Restate the listing that follows word for word, without its pictures.
··· Recorded information ···
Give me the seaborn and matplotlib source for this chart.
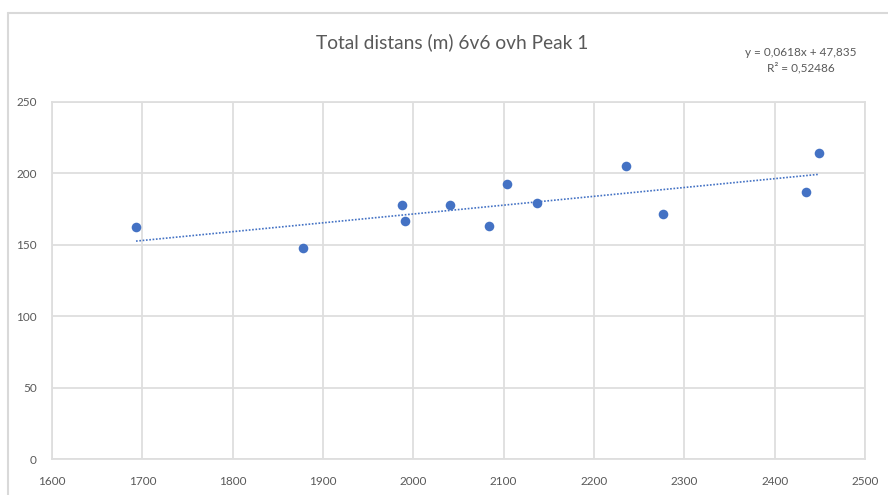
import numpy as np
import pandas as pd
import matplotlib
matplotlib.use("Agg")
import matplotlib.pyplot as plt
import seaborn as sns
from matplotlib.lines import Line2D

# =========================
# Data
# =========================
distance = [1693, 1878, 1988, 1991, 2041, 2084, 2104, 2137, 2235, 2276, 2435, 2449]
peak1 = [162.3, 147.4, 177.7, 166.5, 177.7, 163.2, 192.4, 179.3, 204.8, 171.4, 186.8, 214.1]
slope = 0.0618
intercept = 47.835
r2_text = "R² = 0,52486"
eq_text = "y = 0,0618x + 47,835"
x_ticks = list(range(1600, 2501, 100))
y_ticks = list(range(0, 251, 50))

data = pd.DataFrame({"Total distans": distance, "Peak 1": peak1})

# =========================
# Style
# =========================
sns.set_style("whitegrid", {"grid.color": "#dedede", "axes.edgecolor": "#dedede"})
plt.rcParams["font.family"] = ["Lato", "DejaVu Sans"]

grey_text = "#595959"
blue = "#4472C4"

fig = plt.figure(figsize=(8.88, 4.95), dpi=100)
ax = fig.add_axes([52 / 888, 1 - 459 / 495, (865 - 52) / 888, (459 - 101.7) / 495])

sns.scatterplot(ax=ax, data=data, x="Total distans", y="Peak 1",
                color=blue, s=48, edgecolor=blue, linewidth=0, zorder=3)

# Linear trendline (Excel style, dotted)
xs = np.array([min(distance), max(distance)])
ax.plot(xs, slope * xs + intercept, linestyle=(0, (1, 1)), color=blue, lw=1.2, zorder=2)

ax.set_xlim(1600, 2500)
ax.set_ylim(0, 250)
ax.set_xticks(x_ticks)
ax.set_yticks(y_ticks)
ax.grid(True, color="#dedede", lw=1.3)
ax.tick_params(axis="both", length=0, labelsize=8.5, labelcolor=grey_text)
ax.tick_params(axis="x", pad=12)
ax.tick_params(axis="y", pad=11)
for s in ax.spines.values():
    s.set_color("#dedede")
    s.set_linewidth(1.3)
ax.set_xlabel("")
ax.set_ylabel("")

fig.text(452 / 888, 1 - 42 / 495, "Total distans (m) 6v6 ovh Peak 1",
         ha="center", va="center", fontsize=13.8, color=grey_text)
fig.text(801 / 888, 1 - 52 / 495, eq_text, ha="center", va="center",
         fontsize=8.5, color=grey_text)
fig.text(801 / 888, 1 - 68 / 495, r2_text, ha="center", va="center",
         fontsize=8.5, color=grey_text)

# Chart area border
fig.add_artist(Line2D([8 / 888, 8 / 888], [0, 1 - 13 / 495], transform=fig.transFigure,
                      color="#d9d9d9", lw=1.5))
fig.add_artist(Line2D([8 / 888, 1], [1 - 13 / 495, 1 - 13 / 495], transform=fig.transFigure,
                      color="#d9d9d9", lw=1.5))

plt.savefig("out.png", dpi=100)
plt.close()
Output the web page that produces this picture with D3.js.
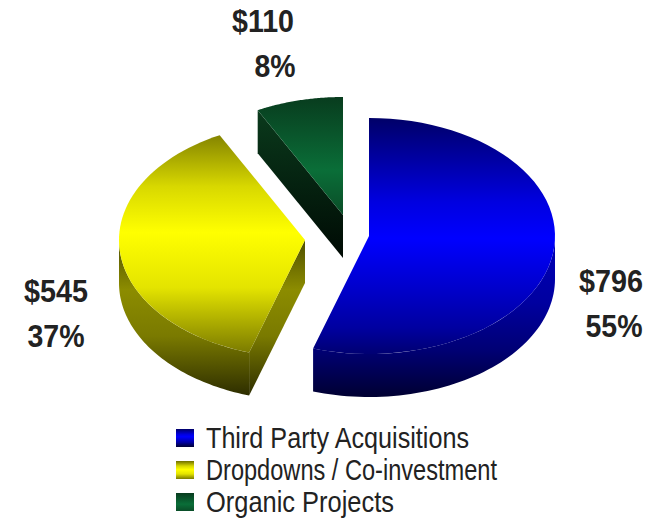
···
__Correct response__:
Give me the seaborn and matplotlib source for this chart.
import numpy as np
import pandas as pd
import matplotlib
matplotlib.use("Agg")
import matplotlib.pyplot as plt
import seaborn as sns
from matplotlib.lines import Line2D

# =========================
# Data
# =========================
distance = [1693, 1878, 1988, 1991, 2041, 2084, 2104, 2137, 2235, 2276, 2435, 2449]
peak1 = [162.3, 147.4, 177.7, 166.5, 177.7, 163.2, 192.4, 179.3, 204.8, 171.4, 186.8, 214.1]
slope = 0.0618
intercept = 47.835
r2_text = "R² = 0,52486"
eq_text = "y = 0,0618x + 47,835"
x_ticks = list(range(1600, 2501, 100))
y_ticks = list(range(0, 251, 50))

data = pd.DataFrame({"Total distans": distance, "Peak 1": peak1})

# =========================
# Style
# =========================
sns.set_style("whitegrid", {"grid.color": "#dedede", "axes.edgecolor": "#dedede"})
plt.rcParams["font.family"] = ["Lato", "DejaVu Sans"]

grey_text = "#595959"
blue = "#4472C4"

fig = plt.figure(figsize=(8.88, 4.95), dpi=100)
ax = fig.add_axes([52 / 888, 1 - 459 / 495, (865 - 52) / 888, (459 - 101.7) / 495])

sns.scatterplot(ax=ax, data=data, x="Total distans", y="Peak 1",
                color=blue, s=48, edgecolor=blue, linewidth=0, zorder=3)

# Linear trendline (Excel style, dotted)
xs = np.array([min(distance), max(distance)])
ax.plot(xs, slope * xs + intercept, linestyle=(0, (1, 1)), color=blue, lw=1.2, zorder=2)

ax.set_xlim(1600, 2500)
ax.set_ylim(0, 250)
ax.set_xticks(x_ticks)
ax.set_yticks(y_ticks)
ax.grid(True, color="#dedede", lw=1.3)
ax.tick_params(axis="both", length=0, labelsize=8.5, labelcolor=grey_text)
ax.tick_params(axis="x", pad=12)
ax.tick_params(axis="y", pad=11)
for s in ax.spines.values():
    s.set_color("#dedede")
    s.set_linewidth(1.3)
ax.set_xlabel("")
ax.set_ylabel("")

fig.text(452 / 888, 1 - 42 / 495, "Total distans (m) 6v6 ovh Peak 1",
         ha="center", va="center", fontsize=13.8, color=grey_text)
fig.text(801 / 888, 1 - 52 / 495, eq_text, ha="center", va="center",
         fontsize=8.5, color=grey_text)
fig.text(801 / 888, 1 - 68 / 495, r2_text, ha="center", va="center",
         fontsize=8.5, color=grey_text)

# Chart area border
fig.add_artist(Line2D([8 / 888, 8 / 888], [0, 1 - 13 / 495], transform=fig.transFigure,
                      color="#d9d9d9", lw=1.5))
fig.add_artist(Line2D([8 / 888, 1], [1 - 13 / 495, 1 - 13 / 495], transform=fig.transFigure,
                      color="#d9d9d9", lw=1.5))

plt.savefig("out.png", dpi=100)
plt.close()
Output the web page that produces this picture with D3.js.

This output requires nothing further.